Later, Robert Hooke figured out how the mechanism worked and published it in the TRS. Line was referred to in the TRS as "Francis Line (alias Thomas Hall)" as if it were all one name. It was necessary for exiled English Jesuits to use aliases to protect their families from torture and prison. It also facilitated their moving in and out of England without being arrested. It was, after all, a time when those who harbored Jesuits in Merry England were pressed to death while the Jesuits themselves were hanged, drawn and quartered. In spite of all this, Jesuits desired to return on any pretext and sometimes their presence was even needed by the Loyalists.

In 1669 King Charles II felt he needed a sundial for his garden in Whitehall: it had to be the best dial possible, so Francis Line was chosen for the job. Some sort of gentleman's truce was arranged between the Jesuit prey and the English predator. Line built the dial himself, modeling it after the sundial he had built at Liege, and it was an immense success. Then he described it in Protestant England's very own periodical, the Philosophical Transactions of the Royal Society (TRS, 23, pp. 1416-1418). Later he published an illustrated book with the elaborate title:

An Explication of the Diall sett up in the King's Garden at London, an. 1669, by which besides the hours of all kinds diversely expressed, many things also belonging to Geography, Astrology and Astronomy are by the Sunne's shadow made known to the eye (Liege, 1673)

.

Postscript

In these five chapters are found examples of lay and Jesuit collaboration in the fields of art, music, drama, mathematics and the sciences during the seventeenth and eighteenth centuries. Examples, however, abound in other fields and other centuries. Today the members of the Vatican Observatory Research Group at the University of Arizona in Tucson collaborate with their fellow astronomers. The Clavius Group of lay and Jesuit mathematicians spend five weeks each year of community life researching mathematics. The Cosmos and Creation group of lay and Jesuit scientists meet every year at Loyola in Baltimore to discuss science and religion. Earlier in this century this collaboration was quite impressive in the burgeoning field of seismology partly because the Jesuit campuses offered a natural network of seismology stations to track earthquakes. That many members of the Eastern Section of the Seismological Society of America were Jesuits is evident from the large number of Roman Collars at the 1937 meeting held at St. Louis University.

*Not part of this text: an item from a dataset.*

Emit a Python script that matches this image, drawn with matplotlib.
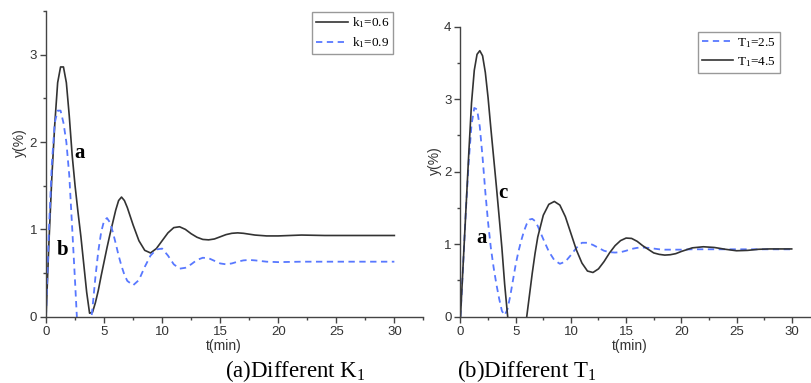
import numpy as np
import matplotlib.pyplot as plt

# (a) different k1
t_a = [0, 0.25, 0.5, 0.75, 1.0, 1.25, 1.5, 1.75, 2.0, 2.25, 2.5, 2.75, 3.0, 3.25, 3.5,
       3.75, 4.0, 4.25, 4.5, 4.75, 5.0, 5.25, 5.5, 5.75, 6.0, 6.25, 6.5, 6.75, 7.0, 7.5,
       8.0, 8.5, 9.0, 9.5, 10.0, 10.5, 11.0, 11.5, 12.0, 12.5, 13.0, 13.5, 14.0, 14.5,
       15.0, 15.5, 16.0, 16.5, 17.0, 17.5, 18.0, 19.0, 20.0, 22.0, 24.0, 26.0, 28.0, 30.0]
k1_06 = [0, 0.85, 1.6, 2.2, 2.68, 2.86, 2.86, 2.68, 2.3, 1.85, 1.5, 1.2, 0.92, 0.6, 0.28,
         0.04, 0.05, 0.16, 0.3, 0.47, 0.63, 0.79, 0.94, 1.08, 1.22, 1.33, 1.37, 1.33, 1.25, 1.05,
         0.87, 0.76, 0.73, 0.78, 0.87, 0.96, 1.02, 1.03, 1.0, 0.95, 0.91, 0.885, 0.88, 0.89,
         0.915, 0.94, 0.955, 0.96, 0.955, 0.945, 0.935, 0.925, 0.925, 0.935, 0.93, 0.93, 0.93, 0.93]
k1_09 = [0, 1.0, 1.75, 2.22, 2.36, 2.36, 2.22, 2.0, 1.62, 1.02, 0.4, -0.25, -0.6, -0.7, -0.55,
         -0.2, 0.1, 0.45, 0.75, 0.97, 1.1, 1.13, 1.08, 0.97, 0.84, 0.7, 0.58, 0.48, 0.41, 0.36,
         0.42, 0.57, 0.7, 0.77, 0.78, 0.7, 0.6, 0.55, 0.56, 0.6, 0.65, 0.675, 0.67, 0.64,
         0.61, 0.6, 0.61, 0.63, 0.645, 0.65, 0.645, 0.63, 0.625, 0.63, 0.63, 0.63, 0.63, 0.63]

# (b) different T1
t_b = [0, 0.25, 0.5, 0.75, 1.0, 1.25, 1.5, 1.75, 2.0, 2.25, 2.5, 2.75, 3.0, 3.25, 3.5,
       3.75, 4.0, 4.25, 4.5, 4.75, 5.0, 5.25, 5.5, 5.75, 6.0, 6.25, 6.5, 6.75, 7.0, 7.5,
       8.0, 8.5, 9.0, 9.5, 10.0, 10.5, 11.0, 11.5, 12.0, 12.5, 13.0, 13.5, 14.0, 14.5,
       15.0, 15.5, 16.0, 16.5, 17.0, 17.5, 18.0, 18.5, 19.0, 19.5, 20.0, 21.0, 22.0, 23.0,
       24.0, 25.0, 26.0, 27.0, 28.0, 30.0]
T1_25 = [0, 0.75, 1.5, 2.15, 2.65, 2.88, 2.86, 2.62, 2.2, 1.72, 1.3, 0.95, 0.68, 0.45, 0.25,
         0.08, 0.02, 0.1, 0.28, 0.5, 0.72, 0.9, 1.05, 1.18, 1.28, 1.34, 1.35, 1.32, 1.25, 1.07,
         0.9, 0.78, 0.73, 0.76, 0.85, 0.95, 1.02, 1.02, 0.99, 0.95, 0.91, 0.89, 0.885, 0.89,
         0.91, 0.935, 0.95, 0.955, 0.95, 0.94, 0.93, 0.925, 0.925, 0.925, 0.925, 0.93, 0.93, 0.93,
         0.93, 0.93, 0.93, 0.93, 0.93, 0.93]
T1_45 = [0, 0.75, 1.5, 2.25, 2.95, 3.4, 3.62, 3.67, 3.6, 3.37, 3.02, 2.6, 2.2, 1.8, 1.38,
         0.95, 0.45, 0.04, -0.35, -0.65, -0.8, -0.78, -0.6, -0.3, 0.0, 0.3, 0.6, 0.87, 1.1, 1.4,
         1.55, 1.59, 1.54, 1.38, 1.15, 0.92, 0.74, 0.63, 0.61, 0.66, 0.76, 0.88, 0.98, 1.05,
         1.085, 1.08, 1.04, 0.98, 0.93, 0.88, 0.86, 0.85, 0.855, 0.87, 0.9, 0.95, 0.965, 0.955,
         0.93, 0.91, 0.915, 0.93, 0.935, 0.935]

plt.rcParams['mathtext.default'] = 'regular'
sans = 'Liberation Sans'
serif = 'Liberation Serif'
dark = '#333333'
blue = '#5878ff'

fig = plt.figure(figsize=(8.12, 3.83), dpi=100)
ax1 = fig.add_axes([0.0567, 0.1731, 0.4647, 0.798])
ax2 = fig.add_axes([0.5671, 0.1731, 0.4419, 0.757])


def style_axes(ax, ymax, ylab_x, ylab_y, xlab_y):
    ax.set_xlim(0, 32.5)
    ax.set_ylim(0, ymax)
    ax.spines['top'].set_visible(False)
    ax.spines['right'].set_visible(False)
    for s in ['left', 'bottom']:
        ax.spines[s].set_color('#444444')
        ax.spines[s].set_linewidth(1.0)
    ax.set_xticks(np.arange(0, 31, 5))
    ax.set_xticks(np.arange(2.5, 33, 5), minor=True)
    ax.set_yticks(np.arange(0, ymax + 0.01, 1))
    ax.set_yticks(np.arange(0.5, ymax + 0.01, 1), minor=True)
    ax.tick_params(which='major', direction='out', length=4.5, width=1, color='#444444',
                   labelsize=9.5, labelcolor=dark, pad=2)
    ax.tick_params(which='minor', direction='out', length=2.5, width=1, color='#444444')
    for lab in ax.get_xticklabels() + ax.get_yticklabels():
        lab.set_fontfamily(sans)
    ax.set_xlabel('t(min)', fontsize=10, family=sans, color=dark)
    ax.set_ylabel('y(%)', fontsize=10, family=sans, color=dark)
    ax.xaxis.set_label_coords(0.472, xlab_y)
    ax.yaxis.set_label_coords(ylab_x, ylab_y)


style_axes(ax1, 3.5, -0.050, 0.568, -0.072)
style_axes(ax2, 4.0, -0.052, 0.54, -0.076)

ax1.plot(t_a, k1_06, color=dark, lw=1.2, label='k$_1$=0.6')
ax1.plot(t_a, k1_09, color=blue, lw=1.3, dashes=(3.5, 2.5), label='k$_1$=0.9')
ax2.plot(t_b, T1_25, color=blue, lw=1.3, dashes=(3.5, 2.5), label='T$_1$=2.5')
ax2.plot(t_b, T1_45, color=dark, lw=1.2, label='T$_1$=4.5')

for ax, anchor in [(ax1, (393 / 812, 1 - 11.5 / 383)), (ax2, (780 / 812, 1 - 32 / 383))]:
    leg = ax.legend(loc='upper right', bbox_to_anchor=anchor, bbox_transform=fig.transFigure,
                    prop={'family': serif, 'size': 9.5}, fancybox=False, framealpha=1,
                    edgecolor='#999999', handlelength=2.4, handletextpad=0.3,
                    borderpad=0.3, labelspacing=0.4, borderaxespad=0)
    leg.get_frame().set_linewidth(1.0)

# curve labels
ax1.text(2.93, 1.87, 'a', fontsize=15, fontweight='bold', family=serif, ha='center', va='center')
ax1.text(1.46, 0.76, 'b', fontsize=15, fontweight='bold', family=serif, ha='center', va='center')
ax2.text(3.85, 1.71, 'c', fontsize=15, fontweight='bold', family=serif, ha='center', va='center')
ax2.text(1.95, 1.09, 'a', fontsize=15, fontweight='bold', family=serif, ha='center', va='center')

# captions
fig.text(225 / 812, 0.0165, '(a)Different K$_1$', fontsize=16.5, family=serif, va='baseline')
fig.text(456.7 / 812, 0.0165, '(b)Different T$_1$', fontsize=16.5, family=serif, va='baseline')

fig.savefig('out.png', dpi=100)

Jesuit scholarly and educational works still attract energetic and talented women and men, and extraordinary collaboration of both women and men is still the hallmark of Jesuit schools. The Jesuit schools would have never survived four and a half centuries without these laity. These lay and Jesuit Companions attracted hundreds of thousands of bright students, men and women with very different personalities of awesome talent. In past centuries this select group included scientists such as Fontenelle, van Roomen, Torricelli, Valerio, Volta, Cassini, Fermat, Lalande, Mersenne; writers such as James Joyce, Sir Arthur Conan Doyle, Voltaire, Descartes; artists such as Rubens, van Dyke, Carissimi; dramatists such as Alfred Hitchcock, both Corneilles, Racine, Moliere and his friend Cyrano de Bergerac (who gave his name to Rostand's famous play). A similar catalogue could be made today of interesting people who have joined in the fun of Jesuit colleges and universities. As they say in the mathematics texts: "it is left as an exercise" for the reader to compose an up-to-date list of those alumnae and alumni who have been engaged in the challenging and exciting adventure known as Jesuit Education conducted by Companions of Jesuits.